A
près une première collaboration pour Le Maître de peinture, Frédéric Richaud s’associe une nouvelle fois avec Makyo pour l'adaptation de son roman Jean-Jacques. Jean et Jacques Chapelet, deux hurluberlus, synthèse improbable entre Monsieur Jourdain, Don Quichotte et le Savant Cosinus, vouent un culte sans limite à Jean-Jacques Rousseau. A force de lire et relire, sans trop les comprendre, les œuvres du grand philosophe, ils imaginent et tentent maladroitement de convertir leur vie, leur propriété et le monde aux sains principes de l’auteur du Contrat Social. Ils finiront même par profaner la tombe du philosophe afin de lui offrir un tombeau en accord avec son discours.
Le récit se veut picaresque et outrancier. Malheureusement, Makyo n’arrive pas à retranscrire complètement le côté extravagant du duo. Conséquence : un sourire lâché parfois à la découverte de certaines péripéties des héros, oui, mais de rire franc, jamais. Jean et Jacques sont traités sans ménagement d’une façon un peu dure qui ne leur laisse aucune chance de séduire. Une intrigue secondaire, voulant sans doute illustrer les principes rousseauistes sur le libre arbitre, met en scène le docteur Guillaume, le narrateur de l’histoire, et Sœur Marie-Rose. Cette idylle, courte et très peu développée, n’est guère passionnante et finit par être source d'agacement plutôt que d'enrichissement de l’histoire centrale.

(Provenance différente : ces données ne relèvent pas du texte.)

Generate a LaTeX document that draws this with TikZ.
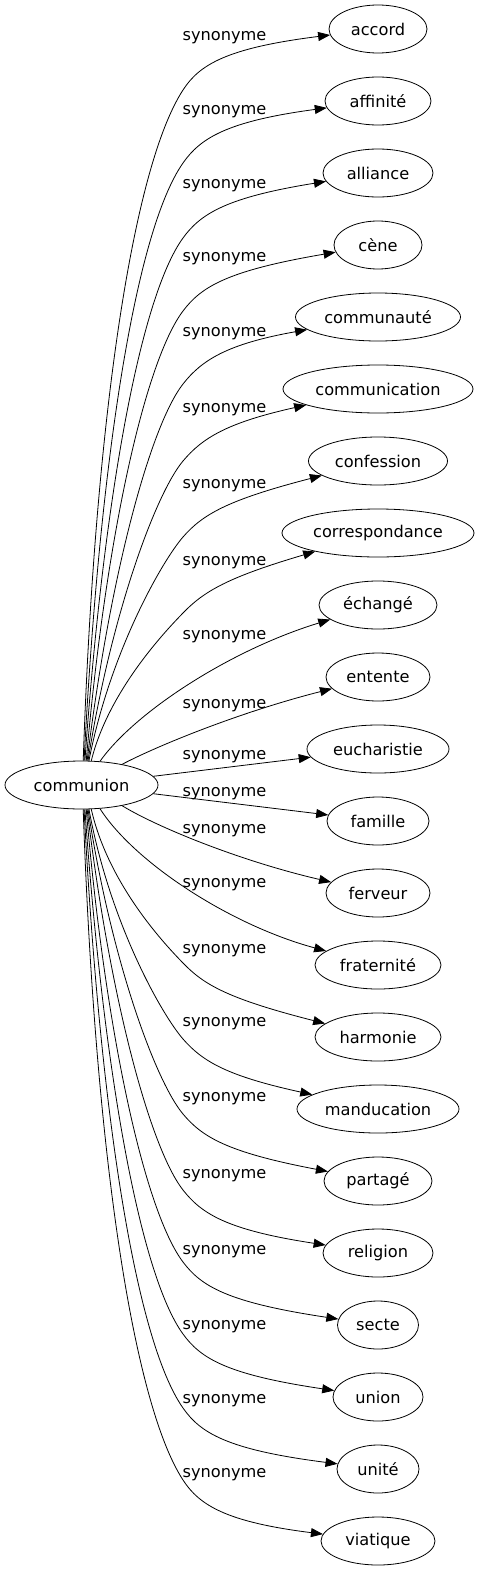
\documentclass[tikz,border=0pt]{standalone}
\usepackage{fontspec}
\setmainfont{DejaVu Sans}
\usetikzlibrary{shapes.geometric,arrows.meta}
\begin{document}
\begin{tikzpicture}[x=1pt,y=-1pt,
  font=\fontsize{16.2}{19}\selectfont,
  word/.style={draw, ellipse, inner sep=0pt, minimum height=48pt, line width=0.8pt},
  lab/.style={anchor=base, inner sep=0pt},
  syn/.style={line width=0.8pt, -{Triangle[length=12pt,width=9pt]}}]
\useasboundingbox (0,0) rectangle (479,1571);
\node[word, minimum width=153pt] (c) at (81.5,785) {communion};
\foreach \nm/\yy/\ww [count=\k from 0] in {
  accord/29/98, affinité/101/106, alliance/173/110, cène/245/88,
  communauté/317/165, communication/389/190, confession/461/139,
  correspondance/533/192, échangé/605/118, entente/677/104,
  eucharistie/749/142, famille/821/102, ferveur/893/104,
  fraternité/965/126, harmonie/1037/126, manducation/1109/162,
  partagé/1181/108, religion/1253/110, secte/1325/81, union/1397/90,
  unité/1469/82, viatique/1541/114}
  \node[word, minimum width=\ww pt] (n\k) at (378,\yy) {\nm};
\foreach \ly [count=\k] in {35,108,182,255,330,406,482,559,633,702,753,
  790,827,881,947,1020,1095,1172,1248,1323,1397,1471}
  \node[lab] (l\k) at (224.5,{\ly+6}) {synonyme};
\foreach \tn/\bn/\ang/\ax/\ay/\bx/\by/\mx/\my/\cx/\cy/\dx/\dy/\del in {
  n0/n21/86/94.7/425.7/131.8/168.8/183/90/199.3/64.8/226.3/48/0,
  n1/n20/84/99.6/462.4/135/231.6/183/163/200.2/138.4/226.4/121.3/1,
  n2/n19/82/103.3/500.1/140/297.2/183/238/200.6/213.7/226.5/197.4/2,
  n3/n18/79/105.6/536.9/145.1/361.3/183/311/201.1/287/226.6/270.7/3,
  n4/n17/77/110/573.9/150.5/425.6/183/384/201.5/360.4/226.6/344/4,
  n5/n16/75/111.5/612.8/156/493.2/183/461/202.3/438/227/422.7/5,
  n6/n15/73/110.4/651.1/162.4/560.7/183/537/202.7/514.4/227.3/500/6,
  n7/n14/68/108.9/689.2/168.6/627.9/183/613/203.8/591.4/227.6/577.3/6}
{
  \pgfmathtruncatemacro\bang{360-\ang}
  \draw[syn] (c.\ang) .. controls (\ax,\ay) and (\bx,\by) .. (\mx,\my)
    .. controls (\cx,\cy) and (\dx,\dy) .. (\tn);
  \draw[syn] (c.\bang) .. controls (\ax,{1570-\ay+\del}) and (\bx,{1570-\by+\del}) .. (\mx,{1570-\my+\del})
    .. controls (\cx,{1570-\cy+\del}) and (\dx,{1570-\dy+\del}) .. (\bn);
}
\draw[syn] (c.52) .. controls (134.4,712.5) and (230,650) .. (n8);
\draw[syn] (c.308) .. controls (134.4,862.5) and (230,925) .. (n13);
\draw[syn] (c.27) .. controls (157.3,745.8) and (240,712) .. (n9);
\draw[syn] (c.333) .. controls (157.3,827.2) and (240,861) .. (n12);
\draw[syn] (c) -- (n10);
\draw[syn] (c) -- (n11);
\end{tikzpicture}
\end{document}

Aux pinceaux, Bruno Rocco a opté pour une approche très classique qui rappelle, par moment, le travail de Jean Giraud. Rocco privilégie les personnages, un peu au détriment des décors, pour illustrer ce scénario. Le trait est réaliste, avec néanmoins un penchant à la caricature bien appuyé. Avec l’âge, les visages des deux héros s’alourdissent, donnant l’impression qu’ils ont plus étudié la dive bouteille que les textes savants. Le lecteur, sobre, lui, se surprendra à plusieurs reprises à les voir « flotter » au dessus d’un plancher des vaches mal défini. Ce défaut provient peut-être de la mise en couleur très travaillée de Claudia Chec. L’utilisation de textures informatiques est une astuce bien pratique pour « remplir » de grandes surfaces comme le ciel et les murs. Néanmoins, son utilisation systématique donne ici un côté un peu artificiel qui surprend pour un récit se déroulant au XVIIIe siècle.
Il manque peut-être à Jean-Jacques un peu du panache et de la douce folie qu'avait réussi à insufler Didier Tronchet dans Le peuple des endormis , album également adapté d'un roman de Richaud.
Loufoque et déjanté, cet album qui met en scène deux fans absolus, deux siècles avant l'ère de la télé et d'internet, est en décalage assumé avec le sérieux poussiéreux qui entoure généralement l'évocation de l'oeuvre de Rousseau. L'intrigue parallèle, une histoire d'amour en image inversée de la nouvelle Héloïse, n'est pas franchement essentielle, mais elle reste plaisante.
Le graphisme est sympa, malgré une police de caractère plutôt fatigante à lire. Voilà un album bien rafraichissant, dont on peut seulement regretter qu'il ne pousse pas plus loin la "pédagogie". Les références et l'esprit sont là, certes, mais cela suffira-t-il à donner à des lecteurs néophytes l'envie de se plonger dans une oeuvre qui demeure, aujourd'hui encore, moderne et essentielle ? En tout cas, la tentative a le mérite de l'originalité.